Pourtant en homme de raison, qui sait remettre l’histoire humaine en perspective Wassim Harb ne désespère pas. Les mentalités ne restent jamais figées, et les cultures évoluent au fil du temps. En Islam, s’élèvent des voix de plus en plus nombreuses de réformateurs qui osent critiquer les textes, les institutions, et les personnalités religieuses qui refusent la modernité. « Il n’y a pas que des extrémistes qui partent rejoindre le jihad, il existe aussi aujourd’hui, un grand nombre de jeunes arabes, formés et éduqués, qui ne sont plus musulmans comme l’étaient leurs parents jadis », insiste l’avocat…

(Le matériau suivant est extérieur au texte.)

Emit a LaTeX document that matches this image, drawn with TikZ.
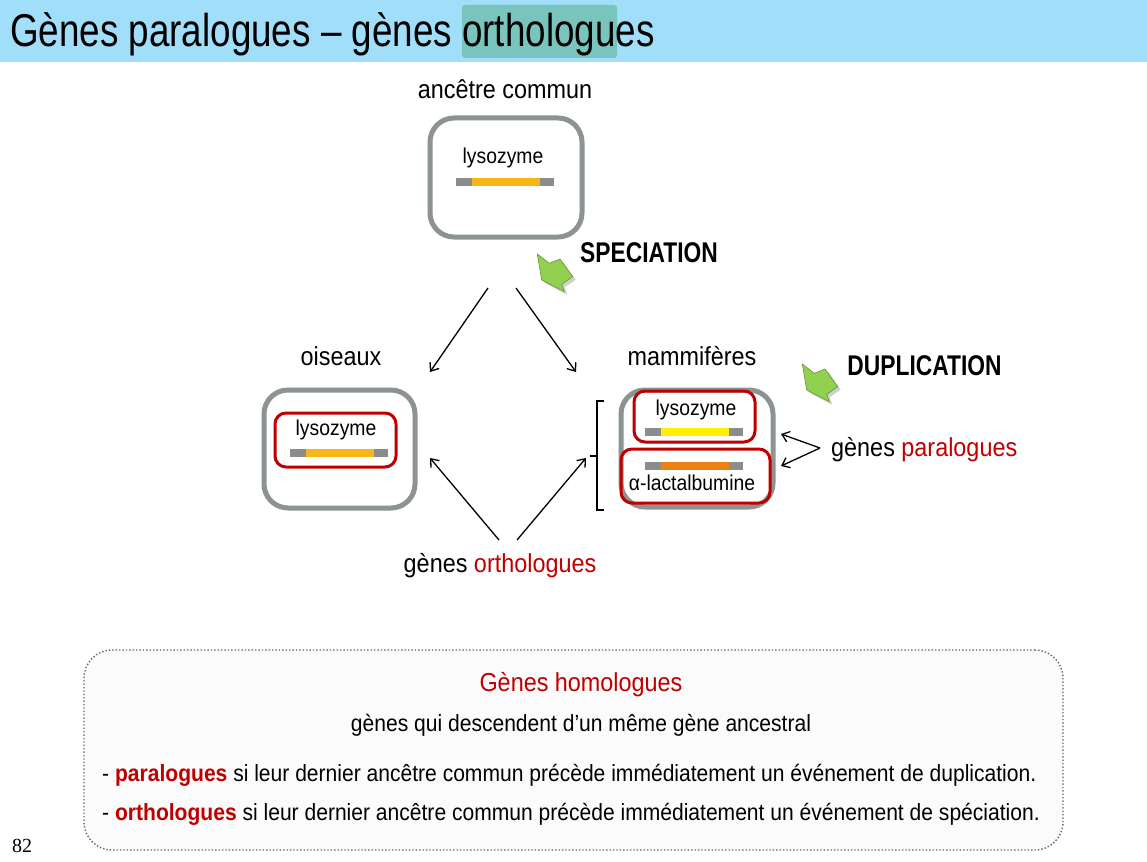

Pareillement des organisations et des associations citoyennes apparaissent depuis quelques années, au Maghreb comme au Machrek. Conférences, ateliers, séminaires, sites, publications, bases de données voient le jour, remettant en cause la tribalité stérile de ce monde. Clandestinement, voire en exil quand ces structures démocratiques sont brimées par des régimes autoritaires, elles agissent et bousculent les conservatismes, « il faut absolument en parler », martèle le juriste. Depuis sa création, en 2003, L’ACRLI de Wassim Harb s’y astreint. Elle les protège, les défend, et diffusent leurs travaux auprès du public. Toute sa mission et sa philosophie.
Luc Balbont.
(*1) « Arab Center for the and development of the rule of law and integrity » en anglais. Cette organisation laïque dont le siège est à Beyrouth regroupe des avocats, des juristes et des universitaires arabes de toutes confessions, défenseurs des droits de l’homme et de l’Etat de droit dans les pays arabes.
Site - www.arabruleoflaw.org
(*2) Depuis l’indépendance du pays en 1943, les fonctions principales se répartissent par confessions. Un président chrétien maronite, un premier ministre musulman sunnite et un président de l’Assemblée, musulman chiite, les trois principales confessions du pays.
(*3) Abdeljalil Ben Salem, ministre tunisien des Affaires religieuses a cependant été limogé le 4 novembre 2016, après avoir demandé publiquement à l’ambassadeur d’Arabie saoudite à Tunis de réformer les programmes scolaires saoudiens valorisant le wahhabisme, source historique du terrorisme islamique. Sa mise à l’écart a provoqué de vifs débats dans la société tunisienne.